誰も知らない

是枝裕和監督の「誰も知らない」を観た。
母親に置き去りにされた4人の子どもたちが、どこにでもあるアパートの一室で、彼らなりの生活をしていく。戸籍も無ければ、学校にも行っていない。そこで、まさに必然的に起こる悲劇。淡々と、丁寧に、彼らの目線で、彼らの日常が描かれていく。
現実の世界でも毎日いろんな悲しいニュースがあって、親がパチンコをしている間、車中に置き去りにされた幼児が死んだり、ストーカーに襲われる人がいたり。
人はとりあえず沈痛な面持ちで被害者を思いやり、加害者の悪や社会のひずみを語り、その実、あたかも被害者や加害者とは、まったく無縁の安全地帯にいると考えている。
でも、「誰も知らない」の子ども達は、僕たちの生活の延長線上に、いた。確かにいる、と現実感をもって実感する。
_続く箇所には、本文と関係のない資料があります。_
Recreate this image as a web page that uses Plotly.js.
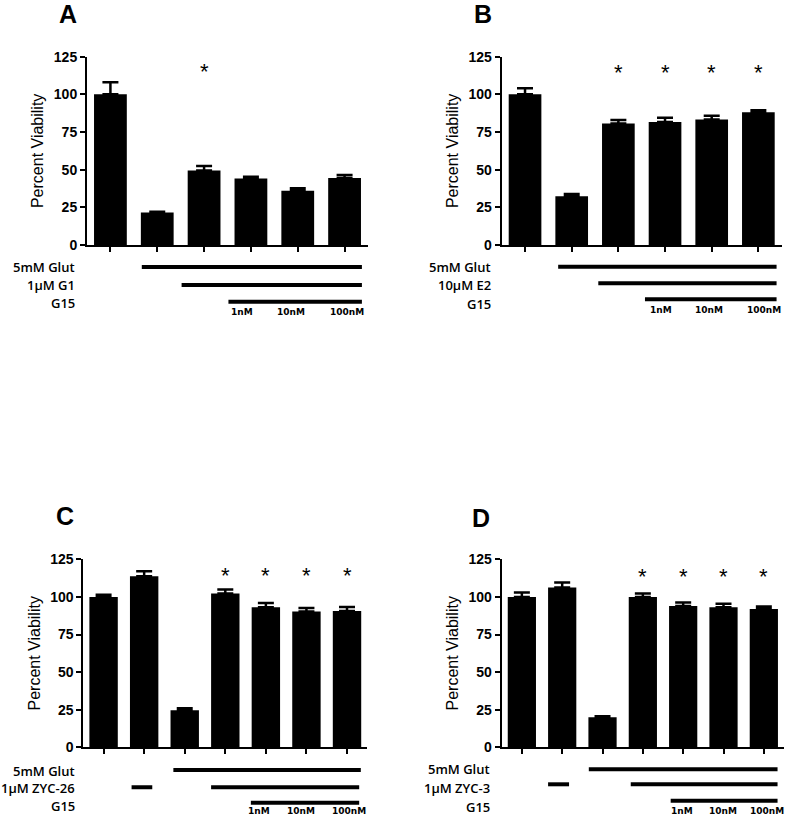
<!DOCTYPE html>
<html><head><meta charset="utf-8">
<script src="https://cdn.plot.ly/plotly-3.0.1.min.js"></script>
<style>html,body{margin:0;padding:0;background:#fff;} #chart{width:787px;height:816px;}</style>
</head><body><div id="chart"></div>
<script>
// ---------- DATA ----------
const panelLetters = ['A', 'B', 'C', 'D'];
const yTicks = [0, 25, 50, 75, 100, 125];
const concLabels = ['1nM', '10nM', '100nM'];

// Panel A
const valsA = [100, 21.5, 49.5, 44.2, 36, 44.4];
const errA  = [8, 0.6, 3, 1.1, 1.6, 2];
const sigA  = [0, 0, 1, 0, 0, 0];
const rowsA = ['5mM Glut', '1µM G1', 'G15'];
const segRowA = [0, 1, 2];
const segStartA = [0.67, 1.52, 2.52];
const segEndA = [5.37, 5.37, 5.37];
const concXA = [2.81, 3.85, 5.06];

// Panel B
const valsB = [100, 32.3, 80.6, 81.6, 83.3, 88.2];
const errB  = [4, 1.6, 2.3, 2.8, 2.5, 1.3];
const sigB  = [0, 0, 1, 1, 1, 1];
const rowsB = ['5mM Glut', '10µM E2', 'G15'];
const segRowB = [0, 1, 2];
const segStartB = [0.71, 1.57, 2.57];
const segEndB = [5.39, 5.39, 5.39];
const concXB = [2.91, 3.95, 5.12];

// Panel C
const valsC = [100, 113.8, 24.7, 102.3, 93.1, 90.3, 90.6];
const errC  = [1.5, 3.2, 1.2, 2.7, 2.8, 2.4, 2.7];
const sigC  = [0, 0, 0, 1, 1, 1, 1];
const rowsC = ['5mM Glut', '1µM ZYC-26', 'G15'];
const segRowC = [0, 1, 1, 2];
const segStartC = [1.72, 0.69, 2.65, 3.63];
const segEndC = [6.34, 1.2, 6.30, 6.30];
const concXC = [3.83, 4.86, 6.04];

// Panel D
const valsD = [100, 106.3, 19.9, 100, 94, 93.2, 92];
const errD  = [3, 3.3, 0.8, 2.3, 2.3, 2.2, 1.7];
const sigD  = [0, 0, 0, 1, 1, 1, 1];
const rowsD = ['5mM Glut', '1µM ZYC-3', 'G15'];
const segRowD = [0, 1, 1, 2];
const segStartD = [1.66, 0.65, 2.70, 3.69];
const segEndD = [6.34, 1.17, 6.34, 6.34];
const concXD = [3.97, 4.99, 6.08];

const starLevel = [118.2, 118, 117.4, 117];

// ---------- GEOMETRY (pixels) ----------
const W = 787, H = 816;
const geo = [
  {ax:[87, 368],     ay:[56.7, 245],   letter:[68, 13.5],  rowRight:77,    rowTextY:[267, 285, 303],     lineY:[267, 285, 301.7],     concY:312},
  {ax:[501.7, 781.7],ay:[56.7, 245],   letter:[483, 13.5], rowRight:493,   rowTextY:[267, 285, 303.5],   lineY:[266.7, 283.3, 299.3], concY:309.5},
  {ax:[83.3, 367.3], ay:[559.3, 747.3],letter:[65, 516],   rowRight:77,    rowTextY:[770.7, 788.3, 806], lineY:[770, 787.3, 802.7],   concY:811},
  {ax:[501.7, 784],  ay:[559.3, 747.3],letter:[481, 517.5],rowRight:491.7, rowTextY:[769.3, 787.7, 806.5],lineY:[769.3, 784.3, 800.7], concY:811}
];
const px = x => x / W;
const py = y => 1 - y / H;

const panels = [
  {vals:valsA, err:errA, sig:sigA, rows:rowsA, segRow:segRowA, segStart:segStartA, segEnd:segEndA, concX:concXA},
  {vals:valsB, err:errB, sig:sigB, rows:rowsB, segRow:segRowB, segStart:segStartB, segEnd:segEndB, concX:concXB},
  {vals:valsC, err:errC, sig:sigC, rows:rowsC, segRow:segRowC, segStart:segStartC, segEnd:segEndC, concX:concXC},
  {vals:valsD, err:errD, sig:sigD, rows:rowsD, segRow:segRowD, segStart:segStartD, segEnd:segEndD, concX:concXD}
];

const FONT = 'Liberation Sans, Arial, sans-serif';
const NARROW = 'Liberation Sans Narrow, Arial Narrow, Liberation Sans, sans-serif';
const LABFONT = 'Open Sans, Noto Sans, sans-serif';

const traces = [];
const layout = {
  width: W, height: H,
  margin: {l:0, r:0, t:0, b:0},
  paper_bgcolor: '#fff', plot_bgcolor: '#fff',
  showlegend: false,
  font: {family: FONT, color: '#000'},
  annotations: [], shapes: []
};

panels.forEach((p, k) => {
  const g = geo[k];
  const sfx = k === 0 ? '' : String(k + 1);
  const xa = 'x' + sfx, ya = 'y' + sfx;
  const n = p.vals.length;
  const idx = p.vals.map((_, i) => i);

  traces.push({
    type: 'bar', x: idx, y: p.vals, xaxis: xa, yaxis: ya,
    width: 0.7,
    marker: {color: '#000', line: {width: 0}},
    error_y: {type: 'data', symmetric: false, array: p.err, arrayminus: p.err.map(() => 0),
              color: '#000', thickness: 2.5, width: 8},
    hoverinfo: 'y'
  });

  layout['xaxis' + sfx] = {
    domain: [px(g.ax[0]), px(g.ax[1])], anchor: ya,
    range: [-0.5, n - 0.5], tickvals: idx, ticktext: idx.map(() => ''),
    showticklabels: false, ticks: 'outside', ticklen: 5, tickwidth: 2, tickcolor: '#000',
    showline: true, linewidth: 2, linecolor: '#000', showgrid: false, zeroline: false, fixedrange: true
  };
  layout['yaxis' + sfx] = {
    domain: [py(g.ay[1]), py(g.ay[0])], anchor: xa,
    range: [0, 125], tickvals: yTicks, ticktext: yTicks.map(String),
    ticks: 'outside', ticklen: 5, tickwidth: 2, tickcolor: '#000',
    tickfont: {family: NARROW, size: 14, weight: 'bold', color: '#000'},
    showline: true, linewidth: 2, linecolor: '#000', showgrid: false, zeroline: false, fixedrange: true,
    title: {text: 'Percent Viability', font: {family: FONT, size: 16, color: '#000'}, standoff: 6}
  };

  // panel letter
  layout.annotations.push({
    xref: 'paper', yref: 'paper', x: px(g.letter[0]), y: py(g.letter[1]),
    xanchor: 'center', yanchor: 'middle', showarrow: false,
    text: '<b>' + panelLetters[k] + '</b>', font: {family: FONT, size: 25, color: '#000'}
  });

  // significance stars
  p.sig.forEach((s, i) => {
    if (s) layout.annotations.push({
      xref: xa, yref: ya, x: i, y: starLevel[k], yshift: -5,
      xanchor: 'center', yanchor: 'middle', showarrow: false,
      text: '*', font: {family: FONT, size: 22, color: '#000'}
    });
  });

  // treatment row labels
  p.rows.forEach((r, j) => {
    layout.annotations.push({
      xref: 'paper', yref: 'paper', x: px(g.rowRight), y: py(g.rowTextY[j]),
      xanchor: 'right', yanchor: 'middle', showarrow: false,
      text: r, font: {family: LABFONT, size: 13, weight: 600, color: '#000'}
    });
  });

  // treatment lines
  p.segRow.forEach((r, j) => {
    layout.shapes.push({
      type: 'line', xref: xa, yref: 'paper',
      x0: p.segStart[j], x1: p.segEnd[j], y0: py(g.lineY[r]), y1: py(g.lineY[r]),
      line: {color: '#000', width: 4}
    });
  });

  // concentration labels
  concLabels.forEach((c, j) => {
    layout.annotations.push({
      xref: xa, yref: 'paper', x: p.concX[j], y: py(g.concY),
      xanchor: 'center', yanchor: 'middle', showarrow: false,
      text: c, font: {family: 'DejaVu Sans, sans-serif', size: 9, weight: 'bold', color: '#000'}
    });
  });
});

Plotly.newPlot('chart', traces, layout, {staticPlot: true, displayModeBar: false});
</script>
</body></html>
この感情がわき上がって来た瞬間、僕は「誰も知らない」に深い感動を覚えてしまった。
僕らの世代では言い古された事だけど、リアルじゃない現実。痛みの無い現実。
自分たちは「善良な市民」だと信じ、その状態が永遠に続くものだと思いこみ、異質で異常なものからは目を背ける。また、社会は異質で異常を必要以上に隠す装置を持っている。
しかし、彼らは、すぐ手の届く所にいる。歩み方によっては、簡単にそちら側にいってしまうのが、本当の現実。
そして、現実は僕たちの中にある。